Ordonné, pratique, méthodique, il organise l'extermination des marginaux et des Juifs comme un gestionnaire. Point. Il aurait été, comme son sous-fifre Adolf Eichmann, le type même décrit par Hannah Arendt comme étant la "banalité du mal". Mais Himmler échappa à son procès en se donnant la mort. Parfois, rien n'est plus monstrueux que la banalité, l'ordre, la médiocrité.

Malgré la pâleur de leur personnalité, les noms de ces âmes de fonctionnaires sont gravés dans notre mémoire collective comme l'incarnation du Mal et de l'inimaginable, quand d'autres noms - dont les actes furent éblouissants d'humanité - restent dans l'ombre. Parmi eux, Oskar Schindler et sa liste ont été sauvés de l'oubli grâce au film de Steven Spielberg, mais également par la distinction qui lui a été faite d'être reconnu "Juste parmi les nations". D'autres n'ont eu aucune de ces deux chances. Ainsi, le héros de cette pièce, Félix Kersten, oublié.

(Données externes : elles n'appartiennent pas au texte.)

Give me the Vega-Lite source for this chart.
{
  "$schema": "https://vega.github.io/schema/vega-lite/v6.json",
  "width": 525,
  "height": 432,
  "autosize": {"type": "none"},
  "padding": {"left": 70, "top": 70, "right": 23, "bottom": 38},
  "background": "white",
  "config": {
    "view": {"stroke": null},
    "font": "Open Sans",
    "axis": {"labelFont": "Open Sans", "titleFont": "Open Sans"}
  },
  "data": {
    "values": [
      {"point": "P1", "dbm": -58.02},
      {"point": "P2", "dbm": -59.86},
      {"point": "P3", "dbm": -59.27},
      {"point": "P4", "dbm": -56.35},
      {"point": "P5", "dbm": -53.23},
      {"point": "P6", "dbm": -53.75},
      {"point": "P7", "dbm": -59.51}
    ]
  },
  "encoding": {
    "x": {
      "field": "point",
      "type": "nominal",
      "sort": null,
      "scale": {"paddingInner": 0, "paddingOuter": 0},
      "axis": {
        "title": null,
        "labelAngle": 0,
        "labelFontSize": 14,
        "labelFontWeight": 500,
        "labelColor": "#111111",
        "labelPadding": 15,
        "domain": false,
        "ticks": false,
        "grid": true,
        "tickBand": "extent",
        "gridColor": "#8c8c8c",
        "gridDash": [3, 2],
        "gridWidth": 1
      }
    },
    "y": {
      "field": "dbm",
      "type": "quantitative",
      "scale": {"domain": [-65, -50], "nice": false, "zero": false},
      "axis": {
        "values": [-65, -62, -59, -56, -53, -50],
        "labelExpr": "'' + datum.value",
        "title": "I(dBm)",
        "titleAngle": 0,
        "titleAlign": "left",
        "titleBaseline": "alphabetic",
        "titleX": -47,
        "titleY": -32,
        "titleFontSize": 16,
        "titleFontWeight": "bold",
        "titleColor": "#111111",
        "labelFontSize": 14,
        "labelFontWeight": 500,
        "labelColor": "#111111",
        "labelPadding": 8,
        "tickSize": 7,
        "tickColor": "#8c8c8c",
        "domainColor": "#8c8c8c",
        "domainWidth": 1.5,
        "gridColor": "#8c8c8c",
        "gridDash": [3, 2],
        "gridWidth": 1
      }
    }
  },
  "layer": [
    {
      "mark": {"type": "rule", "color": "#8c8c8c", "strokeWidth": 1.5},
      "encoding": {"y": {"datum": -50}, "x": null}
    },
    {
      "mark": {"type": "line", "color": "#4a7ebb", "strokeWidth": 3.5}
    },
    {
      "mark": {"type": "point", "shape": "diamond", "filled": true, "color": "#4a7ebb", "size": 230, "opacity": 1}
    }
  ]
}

Joseph Kessel lui consacra pourtant un livre, "Les Mains du miracle", et, aujourd'hui, Antoine Nouel, l'auteur de la pièce, l'incarne dans la pièce qu'il a également mise en scène. C'est un investissement total que ce comédien a mis dans ce projet pour sortir des nimbes le visage étonnant de ce personnage de l'Histoire qui, par son action, a fait libérer près de 100 000 victimes du régime nazi. Des chiffres qui font tourner la tête, mais il est le résultat d'une volonté patiente qui, durant des années, négocia la vie contre le don.